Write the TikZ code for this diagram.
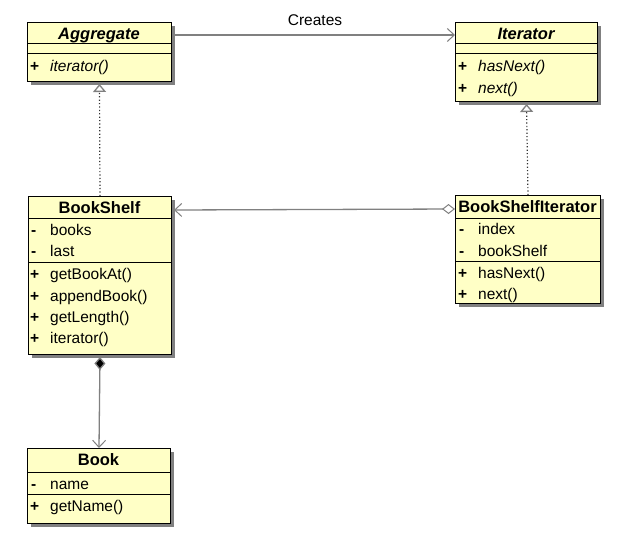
\documentclass[tikz,border=0pt]{standalone}
\usepackage{fontspec}
\setmainfont{Liberation Sans}
\usetikzlibrary{arrows.meta,shadows}
\definecolor{clsfill}{HTML}{FFFFC6}
\definecolor{conn}{HTML}{808080}
\begin{document}
\begin{tikzpicture}[x=1pt,y=-1pt,
  cls/.style={draw=black, line width=1pt, fill=clsfill, anchor=north west, inner sep=0pt,
    drop shadow={shadow xshift=3pt, shadow yshift=-3pt, fill=conn, opacity=1}},
  div/.style={draw=black, line width=1pt},
  txt/.style={anchor=base west, inner sep=0pt, font=\fontsize{15.5}{18}\selectfont},
  ttl/.style={anchor=base, inner sep=0pt, font=\fontsize{16.5}{18}\selectfont\bfseries},
  abst/.style={ttl, font=\fontsize{16.5}{18}\selectfont\bfseries\itshape},
  conline/.style={draw=conn, line width=1.3pt},
  openarrow/.style={conline, -{Straight Barb[length=7pt,width=13pt,line width=1pt]}},
  realize/.style={draw=black!80, line width=1.2pt, dash pattern=on 1.2pt off 2.2pt,
    -{Triangle[open,length=8pt,width=13pt,line width=1.3pt,fill=white,color=conn]}},
]
\useasboundingbox (0,0) rectangle (625,546);

% class boxes
\node[cls, minimum width=144pt, minimum height=59pt] (agg) at (27,22) {};
\node[cls, minimum width=142pt, minimum height=79pt] (itr) at (455,22) {};
\node[cls, minimum width=143pt, minimum height=158pt] (bs) at (28,196) {};
\node[cls, minimum width=145pt, minimum height=108pt] (bsi) at (455,195) {};
\node[cls, minimum width=143pt, minimum height=75pt] (book) at (27,448) {};

% dividers
\draw[div] (27,43) -- (171,43);
\draw[div] (27,53) -- (171,53);
\draw[div] (455,43) -- (597,43);
\draw[div] (455,53) -- (597,53);
\draw[div] (28,218) -- (171,218);
\draw[div] (28,262) -- (171,262);
\draw[div] (455,218) -- (600,218);
\draw[div] (455,261) -- (600,261);
\draw[div] (27,472) -- (170,472);
\draw[div] (27,494) -- (170,494);

% Aggregate
\node[abst] (aggT) at (99,39) {Aggregate};
\node[txt] (aggV1) at (30,71) {\textbf{+}};
\node[txt] (aggM1) at (50,71) {\itshape iterator()};

% Iterator
\node[abst] (itrT) at (526,39) {Iterator};
\node[txt] (itrV1) at (458,71) {\textbf{+}};
\node[txt] (itrM1) at (478,71) {\itshape hasNext()};
\node[txt] (itrV2) at (458,93) {\textbf{+}};
\node[txt] (itrM2) at (478,93) {\itshape next()};

% BookShelf
\node[ttl] (bsT) at (99.5,213) {BookShelf};
\node[txt] (bsV1) at (31,235) {\textbf{-}};
\node[txt] (bsA1) at (50,235) {books};
\node[txt] (bsV2) at (31,256) {\textbf{-}};
\node[txt] (bsA2) at (50,256) {last};
\node[txt] (bsV3) at (30,279) {\textbf{+}};
\node[txt] (bsM1) at (50,279) {getBookAt()};
\node[txt] (bsV4) at (30,301) {\textbf{+}};
\node[txt] (bsM2) at (50,301) {appendBook()};
\node[txt] (bsV5) at (30,322) {\textbf{+}};
\node[txt] (bsM3) at (50,322) {getLength()};
\node[txt] (bsV6) at (30,343) {\textbf{+}};
\node[txt] (bsM4) at (50,343) {iterator()};

% BookShelfIterator
\node[ttl] (bsiT) at (527.5,212) {BookShelfIterator};
\node[txt] (bsiV1) at (459,234) {\textbf{-}};
\node[txt] (bsiA1) at (478,234) {index};
\node[txt] (bsiV2) at (459,256) {\textbf{-}};
\node[txt] (bsiA2) at (478,256) {bookShelf};
\node[txt] (bsiV3) at (458,278) {\textbf{+}};
\node[txt] (bsiM1) at (478,278) {hasNext()};
\node[txt] (bsiV4) at (458,299) {\textbf{+}};
\node[txt] (bsiM2) at (478,299) {next()};

% Book
\node[ttl] (bookT) at (98.5,465) {Book};
\node[txt] (bookV1) at (31,489) {\textbf{-}};
\node[txt] (bookA1) at (50,489) {name};
\node[txt] (bookV2) at (30,511) {\textbf{+}};
\node[txt] (bookM1) at (50,511) {getName()};

% connectors
\draw[openarrow] ([xshift=3pt,yshift=-13pt]agg.north east) -- node[above=10pt, anchor=base, inner sep=0pt, text=black, font=\fontsize{15.5}{18}\selectfont] (lbl) {Creates} ([yshift=-13pt]itr.north west);
\draw[realize] (bs.north) -- ([yshift=-2pt]agg.south);
\draw[realize] (bsi.north) -- ([yshift=-2pt]itr.south);
\draw[conline, {Diamond[open,length=13pt,width=10pt,line width=1pt,fill=white]}-{Straight Barb[length=7pt,width=13pt,line width=1pt]}]
  ([yshift=-14pt]bsi.north west) -- ([xshift=2pt,yshift=-14pt]bs.north east);
\draw[conline, {Diamond[length=13pt,width=11pt,fill=black]}-{Straight Barb[length=7pt,width=13pt,line width=1pt]}]
  ([yshift=-2pt]bs.south) -- (book.north);
\end{tikzpicture}
\end{document}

◇ ◇ ◇ ◇ ◇

Reproduce the listing exactly. Leave its pictures out.

Write the TikZ code for this diagram.
\documentclass[tikz,border=0pt]{standalone}
\usepackage{fontspec}
\setmainfont{Liberation Sans}
\usetikzlibrary{arrows.meta,shadows}
\definecolor{clsfill}{HTML}{FFFFC6}
\definecolor{conn}{HTML}{808080}
\begin{document}
\begin{tikzpicture}[x=1pt,y=-1pt,
  cls/.style={draw=black, line width=1pt, fill=clsfill, anchor=north west, inner sep=0pt,
    drop shadow={shadow xshift=3pt, shadow yshift=-3pt, fill=conn, opacity=1}},
  div/.style={draw=black, line width=1pt},
  txt/.style={anchor=base west, inner sep=0pt, font=\fontsize{15.5}{18}\selectfont},
  ttl/.style={anchor=base, inner sep=0pt, font=\fontsize{16.5}{18}\selectfont\bfseries},
  abst/.style={ttl, font=\fontsize{16.5}{18}\selectfont\bfseries\itshape},
  conline/.style={draw=conn, line width=1.3pt},
  openarrow/.style={conline, -{Straight Barb[length=7pt,width=13pt,line width=1pt]}},
  realize/.style={draw=black!80, line width=1.2pt, dash pattern=on 1.2pt off 2.2pt,
    -{Triangle[open,length=8pt,width=13pt,line width=1.3pt,fill=white,color=conn]}},
]
\useasboundingbox (0,0) rectangle (625,546);

% class boxes
\node[cls, minimum width=144pt, minimum height=59pt] (agg) at (27,22) {};
\node[cls, minimum width=142pt, minimum height=79pt] (itr) at (455,22) {};
\node[cls, minimum width=143pt, minimum height=158pt] (bs) at (28,196) {};
\node[cls, minimum width=145pt, minimum height=108pt] (bsi) at (455,195) {};
\node[cls, minimum width=143pt, minimum height=75pt] (book) at (27,448) {};

% dividers
\draw[div] (27,43) -- (171,43);
\draw[div] (27,53) -- (171,53);
\draw[div] (455,43) -- (597,43);
\draw[div] (455,53) -- (597,53);
\draw[div] (28,218) -- (171,218);
\draw[div] (28,262) -- (171,262);
\draw[div] (455,218) -- (600,218);
\draw[div] (455,261) -- (600,261);
\draw[div] (27,472) -- (170,472);
\draw[div] (27,494) -- (170,494);

% Aggregate
\node[abst] (aggT) at (99,39) {Aggregate};
\node[txt] (aggV1) at (30,71) {\textbf{+}};
\node[txt] (aggM1) at (50,71) {\itshape iterator()};

% Iterator
\node[abst] (itrT) at (526,39) {Iterator};
\node[txt] (itrV1) at (458,71) {\textbf{+}};
\node[txt] (itrM1) at (478,71) {\itshape hasNext()};
\node[txt] (itrV2) at (458,93) {\textbf{+}};
\node[txt] (itrM2) at (478,93) {\itshape next()};

% BookShelf
\node[ttl] (bsT) at (99.5,213) {BookShelf};
\node[txt] (bsV1) at (31,235) {\textbf{-}};
\node[txt] (bsA1) at (50,235) {books};
\node[txt] (bsV2) at (31,256) {\textbf{-}};
\node[txt] (bsA2) at (50,256) {last};
\node[txt] (bsV3) at (30,279) {\textbf{+}};
\node[txt] (bsM1) at (50,279) {getBookAt()};
\node[txt] (bsV4) at (30,301) {\textbf{+}};
\node[txt] (bsM2) at (50,301) {appendBook()};
\node[txt] (bsV5) at (30,322) {\textbf{+}};
\node[txt] (bsM3) at (50,322) {getLength()};
\node[txt] (bsV6) at (30,343) {\textbf{+}};
\node[txt] (bsM4) at (50,343) {iterator()};

% BookShelfIterator
\node[ttl] (bsiT) at (527.5,212) {BookShelfIterator};
\node[txt] (bsiV1) at (459,234) {\textbf{-}};
\node[txt] (bsiA1) at (478,234) {index};
\node[txt] (bsiV2) at (459,256) {\textbf{-}};
\node[txt] (bsiA2) at (478,256) {bookShelf};
\node[txt] (bsiV3) at (458,278) {\textbf{+}};
\node[txt] (bsiM1) at (478,278) {hasNext()};
\node[txt] (bsiV4) at (458,299) {\textbf{+}};
\node[txt] (bsiM2) at (478,299) {next()};

% Book
\node[ttl] (bookT) at (98.5,465) {Book};
\node[txt] (bookV1) at (31,489) {\textbf{-}};
\node[txt] (bookA1) at (50,489) {name};
\node[txt] (bookV2) at (30,511) {\textbf{+}};
\node[txt] (bookM1) at (50,511) {getName()};

% connectors
\draw[openarrow] ([xshift=3pt,yshift=-13pt]agg.north east) -- node[above=10pt, anchor=base, inner sep=0pt, text=black, font=\fontsize{15.5}{18}\selectfont] (lbl) {Creates} ([yshift=-13pt]itr.north west);
\draw[realize] (bs.north) -- ([yshift=-2pt]agg.south);
\draw[realize] (bsi.north) -- ([yshift=-2pt]itr.south);
\draw[conline, {Diamond[open,length=13pt,width=10pt,line width=1pt,fill=white]}-{Straight Barb[length=7pt,width=13pt,line width=1pt]}]
  ([yshift=-14pt]bsi.north west) -- ([xshift=2pt,yshift=-14pt]bs.north east);
\draw[conline, {Diamond[length=13pt,width=11pt,fill=black]}-{Straight Barb[length=7pt,width=13pt,line width=1pt]}]
  ([yshift=-2pt]bs.south) -- (book.north);
\end{tikzpicture}
\end{document}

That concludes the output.